⟨

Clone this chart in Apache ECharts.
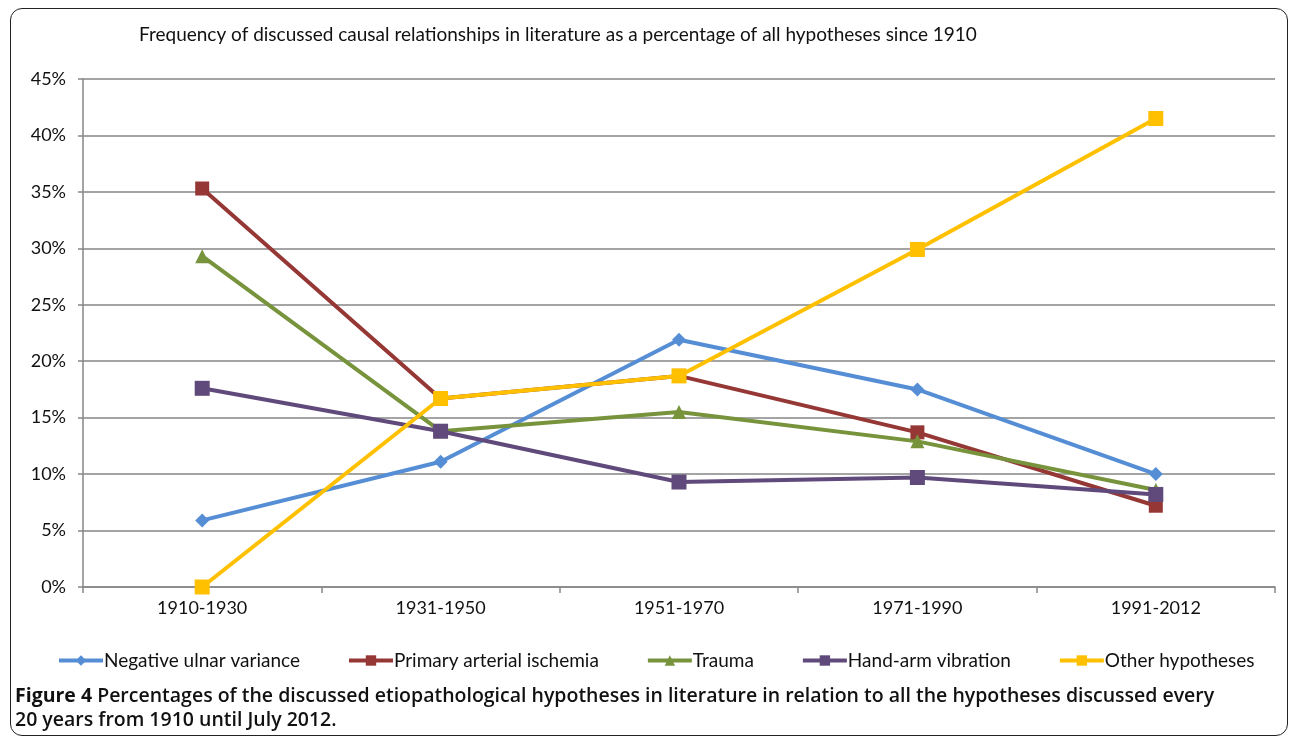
<!DOCTYPE html>
<html>
<head>
<meta charset="utf-8">
<script src="https://cdn.jsdelivr.net/npm/echarts@6/dist/echarts.min.js"></script>
<style>
  html, body { margin: 0; padding: 0; background: #fff; }
  #frame { position: absolute; left: 10px; top: 8px; width: 1276px; height: 726px;
           border: 1.5px solid #222; border-radius: 12px; }
  #chart { position: absolute; left: 0; top: 0; width: 1290px; height: 739px; }
</style>
</head>
<body>
<div id="frame"></div>
<div id="chart"></div>
<script>
// categories on the x axis
const periods = ['1910-1930', '1931-1950', '1951-1970', '1971-1990', '1991-2012'];
// percentages
const ulnar = [5.9, 11.1, 21.9, 17.5, 10.0];
const ischemia = [35.3, 16.7, 18.7, 13.7, 7.2];
const trauma = [29.3, 13.8, 15.5, 12.9, 8.6];
const vibration = [17.6, 13.8, 9.3, 9.7, 8.2];
const other = [0, 16.7, 18.7, 29.9, 41.5];
const seriesNames = ['Negative ulnar variance', 'Primary arterial ischemia', 'Trauma', 'Hand-arm vibration', 'Other hypotheses'];

const font = 'Lato, "Open Sans", sans-serif';
const capFont = '"Open Sans", Lato, sans-serif';

function mkLine(name, data, color, symbol, size) {
  return {
    name: name,
    type: 'line',
    data: data,
    symbol: symbol,
    symbolSize: size,
    lineStyle: { width: 4, color: color },
    itemStyle: { color: color },
    z: 3
  };
}

const chart = echarts.init(document.getElementById('chart'));
chart.setOption({
  animation: false,
  title: {
    text: 'Frequency of discussed causal relationships in literature as a percentage of all hypotheses since 1910',
    left: 134, top: 20,
    textStyle: { fontFamily: font, fontSize: 19, fontWeight: 'normal', color: '#111' }
  },
  grid: { left: 83, right: 15, top: 79, bottom: 152 },
  legend: {
    top: 646, left: 52,
    itemWidth: 44, itemHeight: 13, itemGap: 47,
    lineStyle: { width: 4 },
    textStyle: { fontFamily: font, fontSize: 19, color: '#111', padding: [0, 0, 0, -4] }
  },
  xAxis: {
    type: 'category',
    data: periods,
    boundaryGap: true,
    axisLine: { lineStyle: { color: '#868686', width: 1.5 } },
    axisTick: { show: true, length: 6, lineStyle: { color: '#868686', width: 1.5 } },
    axisLabel: { fontFamily: font, fontSize: 18, color: '#111', margin: 12 }
  },
  yAxis: {
    type: 'value',
    min: 0, max: 45, interval: 5,
    axisLine: { show: true, lineStyle: { color: '#868686', width: 1.5 } },
    axisTick: { show: true, length: 5, lineStyle: { color: '#868686', width: 1.5 } },
    axisLabel: { fontFamily: font, fontSize: 18, color: '#111', formatter: '{value}%', margin: 17 },
    splitLine: { lineStyle: { color: '#868686', width: 1.5 } }
  },
  series: [
    mkLine(seriesNames[0], ulnar, '#558ED5', 'diamond', 14),
    mkLine(seriesNames[1], ischemia, '#953735', 'rect', 14),
    mkLine(seriesNames[2], trauma, '#77933C', 'triangle', 14),
    mkLine(seriesNames[3], vibration, '#604A7B', 'rect', 15),
    mkLine(seriesNames[4], other, '#FFC000', 'rect', 15)
  ],
  graphic: [
    {
      type: 'text', left: 15, top: 684,
      style: {
        text: '{b|Figure 4} Percentages of the discussed etiopathological hypotheses in literature in relation to all the hypotheses discussed every\n20 years from 1910 until July 2012.',
        font: '600 19.5px ' + capFont,
        lineHeight: 24,
        fill: '#111',
        rich: { b: { font: 'bold 19.5px ' + capFont, fill: '#111', lineHeight: 24 } }
      }
    }
  ]
});
</script>
</body>
</html>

⟩

■ PROBLEM DETAILS ■
Quote each line of the listing exactly, but leave the pictures out.

■ FINISHED EXERCISE ■
Clone this chart in Apache ECharts.
<!DOCTYPE html>
<html>
<head>
<meta charset="utf-8">
<script src="https://cdn.jsdelivr.net/npm/echarts@6/dist/echarts.min.js"></script>
<style>
  html, body { margin: 0; padding: 0; background: #fff; }
  #frame { position: absolute; left: 10px; top: 8px; width: 1276px; height: 726px;
           border: 1.5px solid #222; border-radius: 12px; }
  #chart { position: absolute; left: 0; top: 0; width: 1290px; height: 739px; }
</style>
</head>
<body>
<div id="frame"></div>
<div id="chart"></div>
<script>
// categories on the x axis
const periods = ['1910-1930', '1931-1950', '1951-1970', '1971-1990', '1991-2012'];
// percentages
const ulnar = [5.9, 11.1, 21.9, 17.5, 10.0];
const ischemia = [35.3, 16.7, 18.7, 13.7, 7.2];
const trauma = [29.3, 13.8, 15.5, 12.9, 8.6];
const vibration = [17.6, 13.8, 9.3, 9.7, 8.2];
const other = [0, 16.7, 18.7, 29.9, 41.5];
const seriesNames = ['Negative ulnar variance', 'Primary arterial ischemia', 'Trauma', 'Hand-arm vibration', 'Other hypotheses'];

const font = 'Lato, "Open Sans", sans-serif';
const capFont = '"Open Sans", Lato, sans-serif';

function mkLine(name, data, color, symbol, size) {
  return {
    name: name,
    type: 'line',
    data: data,
    symbol: symbol,
    symbolSize: size,
    lineStyle: { width: 4, color: color },
    itemStyle: { color: color },
    z: 3
  };
}

const chart = echarts.init(document.getElementById('chart'));
chart.setOption({
  animation: false,
  title: {
    text: 'Frequency of discussed causal relationships in literature as a percentage of all hypotheses since 1910',
    left: 134, top: 20,
    textStyle: { fontFamily: font, fontSize: 19, fontWeight: 'normal', color: '#111' }
  },
  grid: { left: 83, right: 15, top: 79, bottom: 152 },
  legend: {
    top: 646, left: 52,
    itemWidth: 44, itemHeight: 13, itemGap: 47,
    lineStyle: { width: 4 },
    textStyle: { fontFamily: font, fontSize: 19, color: '#111', padding: [0, 0, 0, -4] }
  },
  xAxis: {
    type: 'category',
    data: periods,
    boundaryGap: true,
    axisLine: { lineStyle: { color: '#868686', width: 1.5 } },
    axisTick: { show: true, length: 6, lineStyle: { color: '#868686', width: 1.5 } },
    axisLabel: { fontFamily: font, fontSize: 18, color: '#111', margin: 12 }
  },
  yAxis: {
    type: 'value',
    min: 0, max: 45, interval: 5,
    axisLine: { show: true, lineStyle: { color: '#868686', width: 1.5 } },
    axisTick: { show: true, length: 5, lineStyle: { color: '#868686', width: 1.5 } },
    axisLabel: { fontFamily: font, fontSize: 18, color: '#111', formatter: '{value}%', margin: 17 },
    splitLine: { lineStyle: { color: '#868686', width: 1.5 } }
  },
  series: [
    mkLine(seriesNames[0], ulnar, '#558ED5', 'diamond', 14),
    mkLine(seriesNames[1], ischemia, '#953735', 'rect', 14),
    mkLine(seriesNames[2], trauma, '#77933C', 'triangle', 14),
    mkLine(seriesNames[3], vibration, '#604A7B', 'rect', 15),
    mkLine(seriesNames[4], other, '#FFC000', 'rect', 15)
  ],
  graphic: [
    {
      type: 'text', left: 15, top: 684,
      style: {
        text: '{b|Figure 4} Percentages of the discussed etiopathological hypotheses in literature in relation to all the hypotheses discussed every\n20 years from 1910 until July 2012.',
        font: '600 19.5px ' + capFont,
        lineHeight: 24,
        fill: '#111',
        rich: { b: { font: 'bold 19.5px ' + capFont, fill: '#111', lineHeight: 24 } }
      }
    }
  ]
});
</script>
</body>
</html>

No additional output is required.